= Council on Botanical and Horticultural Libraries, Inc. =

The Council on Botanical and Horticultural Libraries, Inc. (CBHL) is a professional organization in the field of botanical and horticultural information services. Its purpose is to initiate and improve communication and coordinate activities and programs of mutual interest and benefit to its membership.

==Mission==
The Council on Botanical and Horticultural Libraries, Inc. believes in the critical importance of collecting, preserving, and making accessible the accumulated knowledge about plants for present and future generations.

Therefore, CBHL provides an organizational framework and an active forum for institutions and individuals concerned with fostering the advancement of botanical and horticultural information and information services.

The Council on Botanical and Horticultural Libraries, Inc. (CBHL) concerns:
- the collection, preservation and dissemination of botanical and horticultural information.
- an open and flexible organizational environment
- an active and diverse membership
- communication, cooperation and collaboration
- professionalism
- leadership

==History==
The first meeting of librarians interested in botanical and horticultural literature, was held in Boston in November 1969, sponsored by the Massachusetts Horticultural Society. Forty librarians from 20 institutions attended, and the same group met the following year in Pittsburgh at the Hunt Botanical Library (now the Hunt Institute for Botanical Documentation). At the end of the meeting, the group created The Council on Botanical and Horticultural Libraries.

Since its founding, CBHL has grown to become an international organization of individuals, organizations and institutions concerned with the development, maintenance and use of libraries of botanical and horticultural literature.

==Awards==

===CBHL Annual Literature Award for a Significant Work in Botanical or Horticultural Literature===

Created in 2000, the CBHL Annual Literature Award is given by CBHL to both the author and publisher of a work that makes a significant contribution to the literature of botany or horticulture.
The award is presented at CBHL's Annual Meeting and its purpose is to:
- Recognize a work that makes a significant contribution to the literature of botany or horticulture
- Increase the visibility of CBHL
- Encourage participation by the CBHL community in recognizing significant contributions to the literature of the field

====2010 Honorees====
Technical category

- Ireland's Wild Orchids: a Field Guide by Brendan Sayers and Susan Sex - published by the authors in 2008.

General Interest category

- The Brother Gardeners: Botany, Empire, and the Birth of an Obsession by Andrea Wulf - published by Knopf in 2009.
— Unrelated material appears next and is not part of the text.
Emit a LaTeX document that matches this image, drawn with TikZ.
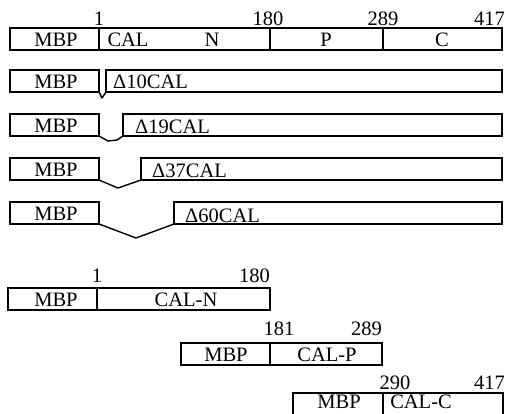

===Charles Robert Long Award of Extraordinary Merit===
The Charles Robert Long Award of Extraordinary Merit was the first and is the highest individual honor CBHL bestows. Created by CBHL members at the 1987 annual meeting, this award honors the memory of Bob Long, member and a former president of CBHL, editor of the CBHL Plant Bibliography series, and was for years on the staff of The New York Botanical Garden. This award was inspired by Long's commitment to professional development, his support of high library and bibliographic standards, his interest in the collaborative efforts of libraries, and his continued search for professionalism in librarianship. The Charles Robert Long Award honors outstanding contributions and meritorious service to CBHL or to the field of botanical and horticultural libraries or literature.

===Founders' Fund Travel Fellowship Award===
The Travel Fellowship was established in 1991 by CBHL with an initial grant from a CBHL member and was created as a memorial honoring past members. Income from memorial gifts is granted to applicants each year who request assistance to attend the annual meeting.